It’s the time of the semester where nervous students are writing their first philosophy paper, and among my advice to them is the maxim to avoid the temptation to start an essay with any variation on the phrase “Since the dawn of time…” unless they’re actually talking about the dawn of time, which they won’t be, and I know, since I wrote the paper topics.  Why?  It’s a lazy habit, a turn of phrase meant to do nothing more than get the writerly wheels turning.

But it also makes your argument weaker, as this essay shows:

Yet if reason were to be readmitted to the debate, we might find something in the history of military honor to justify the principle now enshrined in the law decreeing that “homosexuality is incompatible with military service.” We know that soldiering–I mean not training or support or peacekeeping or any of the myriad other things soldiers do, but facing enemy bullets–is inextricably bound up with ideas of masculinity. We also know that most heterosexual males’ ideas of masculinity are inextricably bound up with what we now call sexual orientation. In other words, “being a man” typically does mean for soldiers both being brave, stoic, etc.–and being heterosexual. Another way to put this is to say that honor, which is by the testimony of soldiers throughout the ages of the essence of military service, includes the honor of being known for heterosexuality, and that, for most heterosexual males, shame attends a reputation as much for homosexuality as for weakness or cowardice.

Come on, Plato, don’t let me down.  Take it away, Phaedrus!

The beloved too, when he is found in any disgraceful situation, has the same feeling about his lover. And if there were only some way of contriving that a state or an army should be made up of lovers and their loves, they would be the very best governors of their own city, abstaining from all dishonour, and emulating one another in honour; and when fighting at each other’s side, although a mere handful, they would overcome the world. For what lover would not choose rather to be seen by all mankind than by his beloved, either when abandoning his post or throwing away his arms? He would be ready to die a thousand deaths rather than endure this. Or who would desert his beloved or fail him in the hour of danger? The veriest coward would become an inspired hero, equal to the bravest, at such a time; Love would inspire him. That courage which, as Homer says, the god breathes into the souls of some heroes, Love of his own nature infuses into the lover.

Now, Phaedrus is not the brightest crayon in the box, as he is young and rather silly, but according to Plutarch, the idea that homosexual soldiers would be a braver, tightly bound fighting unit was taken seriously by people who read Plato.  The Sacred Band of Thebes was composed of 150 erastes-eramenos couples, and they were fierce enough to beat a Spartan force three times its size at Tegyra, and again at Leuctra, securing Theban independence from Sparta.  (It bears pointing out that the Spartans were probably not heterosexual enough for the contemporary American conservative either, but it’s cruel to spoil their enjoyment of 300.)

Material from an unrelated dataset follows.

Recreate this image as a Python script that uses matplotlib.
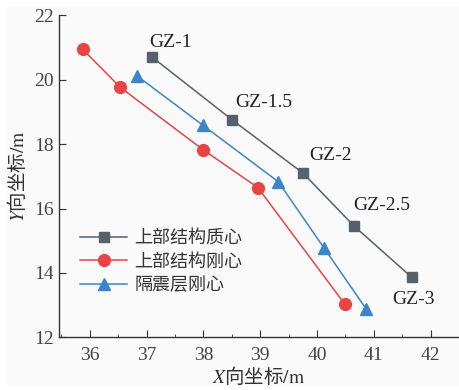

The Sacred Band was annihilated by the phalanxes of Philip II of Macedon, but then again, so was everyone else, eventually. The young Alexander broke through their lines; until that point, the Band had been thought to be invincible.

Let’s be clear that the worst thing about an essay that argues that gays could be good American soldiers except for the problem of them being gay is not that it gets the history wrong. (Via Sullivan, who makes the more appropriate response.)  But the assumption that early 21st century American conservative mores have been on the triumphant, manly, very very straight, winning side throughout all of human history since the dawn of man?  Not true.